If the Bears’ receivers struggle, the step back from Jeffery to White might turn out to be a reason for it.
TO BE DETERMINED
Cornerback: Marcus Cooper (45.5)
Cooper was PFF’s 101st ranked cornerback, and his 45.5 grade puts him in the “poor” region of the site’s grading scale. In fact, Cooper has graded out as a “poor” player in each of his last three seasons. Further, his best season by those standards came in 2013, when he earned a 62.3 grade that put him in the “below average” category.
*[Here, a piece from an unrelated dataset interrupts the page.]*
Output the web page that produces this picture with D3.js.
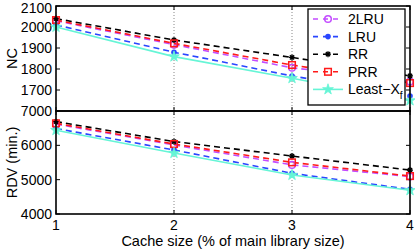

Even still, the Bears signed Cooper to a three-year deal and the expectation is that he will start. Cooper isn’t necessarily replacing anyone, as Kyle Fuller didn’t play a down in 2016. Cooper’s move to the outside actually could benefit the Bears’ cornerbacks as it slides Cre’von LeBlanc and Bryce Callahan into a role as slot corner where both players performed their best.
Tight end: Dion Sims (59.3)
Sims projects to start if the Bears open up in offensive sets featuring two tight ends. But if the Bears are successful in moving returning starter Zach Miller, Sims would represent a significant downgrade. PFF graded Miller as its eighth best tight end, handing him an 81.7 grade. Miller earned the site’s 13th best receiving grade, fifth best run blocking grade, and would have been the 11th ranked pass blocker had he played enough downs to qualify. On the other hand, Sims’ 59.3 overall grade ranked 38th of 63 tight ends. Sims also ranked 30th as a receiver, 41st as a run blocker, and 39th as a pass blocker.
Quarterback: Mitch Trubisky (86.0*)
Hopefully, Trubisky will be a long-term upgrade. PFF was high on him as a college quarterback, ranking him as the top draft prospect at his position, and giving him an 86.0 grade. How that translates to the pros will be determined, but perhaps not until 2018 if the best case scenario plays out.